▶ Exercise aim:
What do the lines from the top of the data through the line with "DY = 36 / PXY" say? Quote them exactly and include both ends.

▶ Dataset excerpt:
-- START --

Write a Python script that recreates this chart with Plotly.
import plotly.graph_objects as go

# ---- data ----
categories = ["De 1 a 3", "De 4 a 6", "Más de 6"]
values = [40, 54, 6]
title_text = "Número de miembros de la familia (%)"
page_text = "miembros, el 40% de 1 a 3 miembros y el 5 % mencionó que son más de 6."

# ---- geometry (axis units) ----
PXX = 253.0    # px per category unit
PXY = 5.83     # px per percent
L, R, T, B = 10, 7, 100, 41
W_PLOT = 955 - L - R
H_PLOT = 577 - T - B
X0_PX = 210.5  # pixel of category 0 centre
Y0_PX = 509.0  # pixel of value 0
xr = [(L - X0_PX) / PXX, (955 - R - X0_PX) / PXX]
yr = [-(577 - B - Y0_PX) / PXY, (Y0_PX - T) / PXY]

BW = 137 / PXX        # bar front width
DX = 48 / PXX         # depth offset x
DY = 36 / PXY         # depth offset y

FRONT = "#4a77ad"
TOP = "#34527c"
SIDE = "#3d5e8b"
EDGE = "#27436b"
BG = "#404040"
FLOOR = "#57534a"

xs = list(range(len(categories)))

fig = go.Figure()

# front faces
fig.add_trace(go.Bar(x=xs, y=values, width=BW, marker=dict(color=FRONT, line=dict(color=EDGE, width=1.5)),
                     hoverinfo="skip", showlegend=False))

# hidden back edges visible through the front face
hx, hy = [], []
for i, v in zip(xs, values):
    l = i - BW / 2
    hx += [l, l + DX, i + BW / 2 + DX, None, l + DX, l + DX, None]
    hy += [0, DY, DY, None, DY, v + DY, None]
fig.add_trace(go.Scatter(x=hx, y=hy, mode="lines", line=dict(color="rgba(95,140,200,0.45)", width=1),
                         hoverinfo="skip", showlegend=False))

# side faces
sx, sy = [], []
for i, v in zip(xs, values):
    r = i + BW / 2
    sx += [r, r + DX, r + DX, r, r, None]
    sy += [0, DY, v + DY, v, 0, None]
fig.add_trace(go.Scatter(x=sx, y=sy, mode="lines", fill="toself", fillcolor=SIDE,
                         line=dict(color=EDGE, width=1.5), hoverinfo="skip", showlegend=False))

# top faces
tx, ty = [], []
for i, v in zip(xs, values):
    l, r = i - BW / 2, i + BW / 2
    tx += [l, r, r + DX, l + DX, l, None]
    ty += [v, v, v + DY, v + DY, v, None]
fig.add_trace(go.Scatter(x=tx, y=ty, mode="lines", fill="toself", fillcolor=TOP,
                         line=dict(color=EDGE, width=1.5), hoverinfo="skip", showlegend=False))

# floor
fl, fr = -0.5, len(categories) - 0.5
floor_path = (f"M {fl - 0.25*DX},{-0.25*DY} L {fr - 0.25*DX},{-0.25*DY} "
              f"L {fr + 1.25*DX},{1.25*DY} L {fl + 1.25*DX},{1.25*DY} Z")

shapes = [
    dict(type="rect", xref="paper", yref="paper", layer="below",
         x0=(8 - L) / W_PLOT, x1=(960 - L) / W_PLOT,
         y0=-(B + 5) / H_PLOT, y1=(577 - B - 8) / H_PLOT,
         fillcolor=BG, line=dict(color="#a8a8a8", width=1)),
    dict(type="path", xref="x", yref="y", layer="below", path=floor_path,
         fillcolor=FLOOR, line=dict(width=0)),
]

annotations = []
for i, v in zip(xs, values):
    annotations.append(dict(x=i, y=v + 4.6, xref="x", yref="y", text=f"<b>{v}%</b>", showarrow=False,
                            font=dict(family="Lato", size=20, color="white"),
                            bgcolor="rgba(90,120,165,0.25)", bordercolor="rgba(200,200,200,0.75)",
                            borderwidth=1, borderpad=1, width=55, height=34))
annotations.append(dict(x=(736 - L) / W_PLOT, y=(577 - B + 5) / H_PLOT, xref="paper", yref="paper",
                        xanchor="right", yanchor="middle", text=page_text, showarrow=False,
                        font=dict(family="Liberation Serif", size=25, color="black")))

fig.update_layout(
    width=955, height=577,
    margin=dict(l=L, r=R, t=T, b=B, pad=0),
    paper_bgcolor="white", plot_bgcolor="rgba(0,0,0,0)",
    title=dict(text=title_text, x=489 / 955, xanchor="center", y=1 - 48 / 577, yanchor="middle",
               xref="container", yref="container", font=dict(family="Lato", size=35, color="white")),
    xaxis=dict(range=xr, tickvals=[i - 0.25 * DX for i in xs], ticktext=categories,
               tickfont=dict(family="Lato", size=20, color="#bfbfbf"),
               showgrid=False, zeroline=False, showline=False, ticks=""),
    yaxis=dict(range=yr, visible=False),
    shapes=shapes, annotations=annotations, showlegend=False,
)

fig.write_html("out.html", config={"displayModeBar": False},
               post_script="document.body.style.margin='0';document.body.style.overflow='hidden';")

-- END --

▶ Answer to this exercise:
Write a Python script that recreates this chart with Plotly.
import plotly.graph_objects as go

# ---- data ----
categories = ["De 1 a 3", "De 4 a 6", "Más de 6"]
values = [40, 54, 6]
title_text = "Número de miembros de la familia (%)"
page_text = "miembros, el 40% de 1 a 3 miembros y el 5 % mencionó que son más de 6."

# ---- geometry (axis units) ----
PXX = 253.0    # px per category unit
PXY = 5.83     # px per percent
L, R, T, B = 10, 7, 100, 41
W_PLOT = 955 - L - R
H_PLOT = 577 - T - B
X0_PX = 210.5  # pixel of category 0 centre
Y0_PX = 509.0  # pixel of value 0
xr = [(L - X0_PX) / PXX, (955 - R - X0_PX) / PXX]
yr = [-(577 - B - Y0_PX) / PXY, (Y0_PX - T) / PXY]

BW = 137 / PXX        # bar front width
DX = 48 / PXX         # depth offset x
DY = 36 / PXY         # depth offset y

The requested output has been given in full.